I will do something really hacky that you should probably never do in production code but it helps us to get started.
named!(glsl_alt<Option<Glsl>>,
alt!(
glsl_version => { |n| Some(Glsl::Version(n)) }
| take!(1) => { |_| None }
)
);
alt!
is a conditional parser. It will try to execute the parser in order. If glsl_version
fails we execute the take!(1)
parser which consumes 1 byte and returns None
. This is actually not the right place for glsl_version
as the #version
specifier should only occur at the top, but I will let it stay there for now.
This parser only executes once which in the case of #version
would be enough but we still need to parse in
, out
and uniform
.
named!(parse_glsl<&[u8], Vec<Option<Glsl>> >, many0!(glsl_alt));
many0
will execute the parser repeatedly and will write the results into a Vec
.
layout(location = 0) uniform vec4 color;
First we will write a parser for the optional layout specifier.
named!(glsl_location<u32>,
do_parse!(
tag!("layout") >>
opt!(space) >>
tag!("(") >>
opt!(space) >>
tag!("location") >>
opt!(space) >>
tag!("=") >>
opt!(space) >>
location: map_res!(
digit,
std::str::from_utf8
) >>
opt!(space) >>
tag!(")") >>
opt!(space) >>
(location.parse::<u32>().unwrap())
)
);
I am sure this could be written more elegantly but it should do the trick.

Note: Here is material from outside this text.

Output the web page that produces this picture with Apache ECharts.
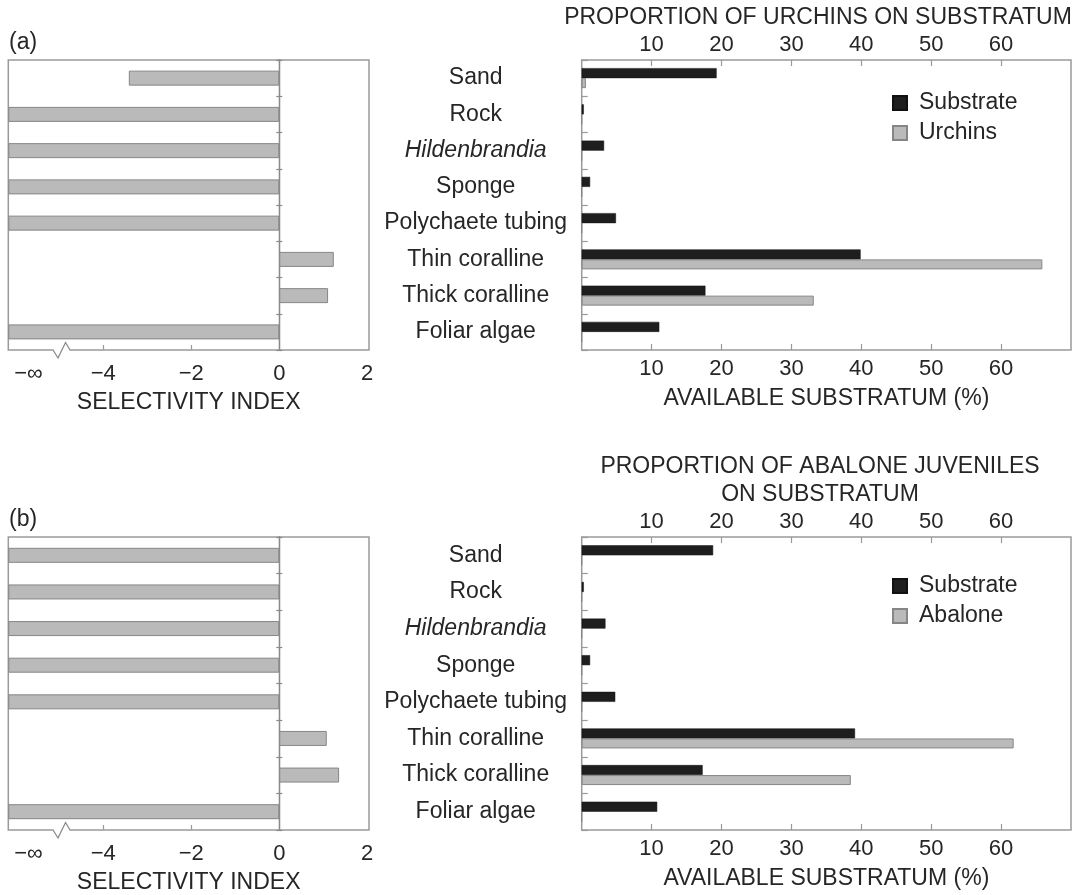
<!DOCTYPE html>
<html><head><meta charset="utf-8">
<script src="https://cdn.jsdelivr.net/npm/echarts@6/dist/echarts.min.js"></script>
<style>html,body{margin:0;padding:0;background:#fff}#c{width:1076px;height:895px}</style>
</head><body><div id="c"></div>
<script>
// ---------- data ----------
const categories = ['Sand', 'Rock', 'Hildenbrandia', 'Sponge', 'Polychaete tubing', 'Thin coralline', 'Thick coralline', 'Foliar algae'];
// selectivity index (−Infinity = never used)
const selectivityA = [-3.42, -Infinity, -Infinity, -Infinity, -Infinity, 1.24, 1.11, -Infinity];
const selectivityB = [-Infinity, -Infinity, -Infinity, -Infinity, -Infinity, 1.08, 1.36, -Infinity];
// available substratum (%) and proportion of animals (%)
const substrateA = [19.3, 0.3, 3.2, 1.2, 4.9, 39.9, 17.7, 11.1];
const urchins    = [0.6, 0, 0, 0, 0, 65.9, 33.2, 0];
const substrateB = [18.8, 0.3, 3.4, 1.2, 4.8, 39.1, 17.3, 10.8];
const abalone    = [0, 0, 0, 0, 0, 61.8, 38.5, 0];
// tick labels
const siTicks = [-4, -2, 0, 2];
const siInfLabelAt = -5.7;   // where the "−∞" label sits
const siBreakAt = -4.95;     // axis break mark
const pctTicks = [10, 20, 30, 40, 50, 60];

// ---------- style / layout ----------
const FONT = "'Liberation Sans', Arial, sans-serif";
const TXT = '#262626';
const FRAME = '#9a9a9a';
const GREY = '#bababa', GREY_BORDER = '#868686', BLACK = '#1e1e1e';
const SI_MIN = -6.16, SI_MAX = 2.04;
const GL_A = {left: 8.3, top: 60, width: 360.7, height: 290};
const GR_A = {left: 581.7, top: 60, width: 489.3, height: 290};
const GL_B = {left: 8.3, top: 537, width: 360.7, height: 293};
const GR_B = {left: 581.7, top: 537, width: 489.3, height: 293};

const siData = arr => arr.map(v => (v === -Infinity ? SI_MIN : v));
const siFmt = v => (v === siInfLabelAt ? '\u2212\u221E' : (v < 0 ? '\u2212' + Math.abs(v) : String(v)));

function gridOpt(g) {
  return Object.assign({show: true, borderColor: FRAME, borderWidth: 1.5, backgroundColor: 'transparent', outerBoundsMode: 'none'}, g);
}
function siXAxis(gi) {
  return {
    type: 'value', gridIndex: gi, min: SI_MIN, max: SI_MAX,
    axisLine: {show: false, onZero: false},
    splitLine: {show: false},
    axisTick: {show: true, inside: true, length: 5, customValues: [-4, -2], lineStyle: {color: FRAME, width: 1.2}},
    axisLabel: {customValues: [siInfLabelAt].concat(siTicks), formatter: siFmt, fontSize: 22, fontFamily: FONT, color: TXT, margin: 13},
    name: 'SELECTIVITY INDEX', nameLocation: 'middle', nameGap: 41,
    nameTextStyle: {fontSize: 23, fontFamily: FONT, color: TXT}
  };
}
function pctXAxis(gi, pos, withName) {
  return {
    type: 'value', gridIndex: gi, position: pos, min: 0, max: 70,
    axisLine: {show: false, onZero: false},
    splitLine: {show: false},
    axisTick: {show: true, inside: true, length: 6, customValues: pctTicks, lineStyle: {color: FRAME, width: 1.2}},
    axisLabel: {customValues: pctTicks, fontSize: 22, fontFamily: FONT, color: TXT, margin: pos === 'top' ? 4 : 8},
    name: withName ? 'AVAILABLE SUBSTRATUM (%)' : '', nameLocation: 'middle', nameGap: 37,
    nameTextStyle: {fontSize: 23, fontFamily: FONT, color: TXT}
  };
}
function zeroYAxis(gi, pos, xIdx) {
  return {
    type: 'category', gridIndex: gi, position: pos, inverse: true, data: categories,
    axisLine: {show: true, onZero: true, onZeroAxisIndex: xIdx, lineStyle: {color: '#8a8a8a', width: 1.3}},
    axisTick: {show: true, inside: false, length: 3, lineStyle: {color: '#8a8a8a', width: 1.2}},
    axisLabel: {show: false}, splitLine: {show: false}
  };
}
function catYAxis(gi) {
  return {
    type: 'category', gridIndex: gi, inverse: true, data: categories,
    axisLine: {show: false},
    axisTick: {show: true, inside: true, length: 6, lineStyle: {color: FRAME, width: 1.2}},
    axisLabel: {
      align: 'center', margin: 106, fontSize: 23, fontFamily: FONT, color: TXT,
      formatter: v => (v === 'Hildenbrandia' ? '{i|' + v + '}' : v),
      rich: {i: {fontStyle: 'italic', fontSize: 23, fontFamily: FONT, color: TXT}}
    },
    splitLine: {show: false}
  };
}
const greyStyle = {color: GREY, borderColor: GREY_BORDER, borderWidth: 1};
const blackStyle = {color: BLACK, borderColor: '#111', borderWidth: 0.5};
const legendText = {fontSize: 23, fontFamily: FONT, color: TXT, lineHeight: 26, padding: [0, 0, 0, 7]};

const chart = echarts.init(document.getElementById('c'), null, {renderer: 'canvas'});
const option = {
  animation: false,
  backgroundColor: '#fff',
  textStyle: {fontFamily: FONT},
  grid: [gridOpt(GL_A), gridOpt(GR_A), gridOpt(GL_B), gridOpt(GR_B)],
  xAxis: [siXAxis(0), pctXAxis(1, 'bottom', true), pctXAxis(1, 'top', false),
          siXAxis(2), pctXAxis(3, 'bottom', true), pctXAxis(3, 'top', false)],
  yAxis: [zeroYAxis(0, 'left', 0), zeroYAxis(0, 'right', 0), catYAxis(1),
          zeroYAxis(2, 'left', 3), zeroYAxis(2, 'right', 3), catYAxis(3)],
  legend: [
    {data: ['Substrate', 'Urchins'], orient: 'vertical', left: 892, top: 90, padding: 0, itemWidth: 14, itemHeight: 14, itemGap: 4,
     icon: 'rect', selectedMode: false, textStyle: legendText},
    {data: ['Substrate', 'Abalone'], orient: 'vertical', left: 892, top: 573, padding: 0, itemWidth: 14, itemHeight: 14, itemGap: 4,
     icon: 'rect', selectedMode: false, textStyle: legendText}
  ],
  series: [
    {type: 'bar', name: 'SI urchins', xAxisIndex: 0, yAxisIndex: 0, data: siData(selectivityA), barWidth: 15, itemStyle: greyStyle, silent: true},
    {type: 'bar', name: 'Substrate', xAxisIndex: 1, yAxisIndex: 2, data: substrateA, barWidth: 10, barGap: '0%', itemStyle: blackStyle, silent: true},
    {type: 'bar', name: 'Urchins', xAxisIndex: 1, yAxisIndex: 2, data: urchins, barWidth: 10, barGap: '0%', itemStyle: greyStyle, silent: true},
    {type: 'bar', name: 'SI abalone', xAxisIndex: 3, yAxisIndex: 3, data: siData(selectivityB), barWidth: 15, itemStyle: greyStyle, silent: true},
    {type: 'bar', name: 'Substrate', xAxisIndex: 4, yAxisIndex: 5, data: substrateB, barWidth: 10, barGap: '0%', itemStyle: blackStyle, silent: true},
    {type: 'bar', name: 'Abalone', xAxisIndex: 4, yAxisIndex: 5, data: abalone, barWidth: 10, barGap: '0%', itemStyle: greyStyle, silent: true}
  ]
};
chart.setOption(option);

// free texts + axis-break marks
function breakMark(xAxisIndex, g) {
  const bx = chart.convertToPixel({xAxisIndex: xAxisIndex}, siBreakAt);
  const by = g.top + g.height;
  return [
    {type: 'rect', silent: true, z: 100, shape: {x: bx - 8, y: by - 2, width: 16, height: 4}, style: {fill: '#fff'}},
    {type: 'polyline', silent: true, z: 101, shape: {points: [[bx - 8.5, by], [bx - 3.5, by + 8], [bx + 4, by - 7.5], [bx + 8.5, by]]},
     style: {stroke: '#8a8a8a', lineWidth: 1.3, fill: null}}
  ];
}
const txt = (text, x, y, align, extra) => ({type: 'text', silent: true, x: x, y: y,
  style: Object.assign({text: text, fontSize: 23, fontFamily: FONT, fill: TXT, align: align, verticalAlign: 'middle'}, extra || {})});
chart.setOption({
  graphic: [
    txt('(a)', 9, 43, 'left'),
    txt('(b)', 9, 520, 'left'),
    txt('PROPORTION OF URCHINS ON SUBSTRATUM', 818, 18, 'center'),
    txt('PROPORTION OF ABALONE JUVENILES\nON SUBSTRATUM', 820, 481, 'center', {lineHeight: 28})
  ].concat(breakMark(0, GL_A), breakMark(3, GL_B))
});
</script>
</body></html>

It is very similar to the version parser. Because I pretend that in
, out
and uniform
are the same we will create a macro that generates a parser to avoid code duplication.
macro_rules! glsl_gen(
($name: ident, $i: expr) => (
named!($name<(Option<u32>, String, String)>,
do_parse!(
location: opt!(glsl_location) >>
tag!($i) >>
opt!(space) >>
type_name: map_res!(
alphanumeric,
std::str::from_utf8
) >>
opt!(space) >>
name: map_res!(
alphanumeric,
std::str::from_utf8
) >>
opt!(space) >>
char!(';') >>
opt!(multispace) >>
(location,
FromStr::from_str(type_name).unwrap(),
FromStr::from_str(name).unwrap())
)
);
)
);
glsl_gen!(glsl_in, "in");
glsl_gen!(glsl_out, "out");
//Note: Doesn't parse if the uniform has a default initialization
glsl_gen!(glsl_uniform, "uniform");
First we use the glsl_location
parser that we just created and write the value into the variable location
. location
is of type Option<u32>
. After that we basically do the same thing as we did in glsl_version
and glsl_location
. The only difference is that we return a tuple of type (Option<u32>, String, String)
.
Now we can update glsl_alt
.
named!(glsl_alt<Option<Glsl>>,
alt!(
glsl_version => { |n| Some(Glsl::Version(n)) }
| glsl_in => { |(loc, ty, name)| Some(Glsl::Input(loc, ty, name)) }
| glsl_out => { |(loc, ty, name)| Some(Glsl::Output(loc, ty, name)) }
| glsl_uniform => { |(loc, ty, name)| Some(Glsl::Uniform(loc, ty, name)) }
| take!(1) => { |_| None }
)
);
I hope you can see why I have written glsl_alt
that way, it made it easy to get started but it comes with some problems. Every byte that fails to parse will add a None
into a Vec
.
fn main() {
let s = "
#version 400
layout(location = 0) uniform vec4 color;
layout(location = 1) uniform mat4 mvp;
layout(location = 0) in vec4 pos;
in vec2 uv;
layout(location = 0) out vec3 test;
void main(){
//...
}
";
if let IResult::Done(_, o) = parse_glsl(s.as_bytes()){
let v: Vec<Glsl> = o.into_iter().filter(|x| x.is_some()).map(|x| x.unwrap()).collect();
println!("{:?}", v);
}
}
For now I am just going to filter all those None
's.
[Version(400),
Uniform(Some(0), "vec4", "color"),
Uniform(Some(1), "mat4", "mvp"),
Input(Some(0), "vec4", "pos"),
Input(None, "vec2", "uv"),
Output(Some(0), "vec3", "test")]
For the first day of using Nom
I call this a success, it was much easier than I thought. Obviously I completely ignored errors and edge cases and tons of other stuff but this is work for another day.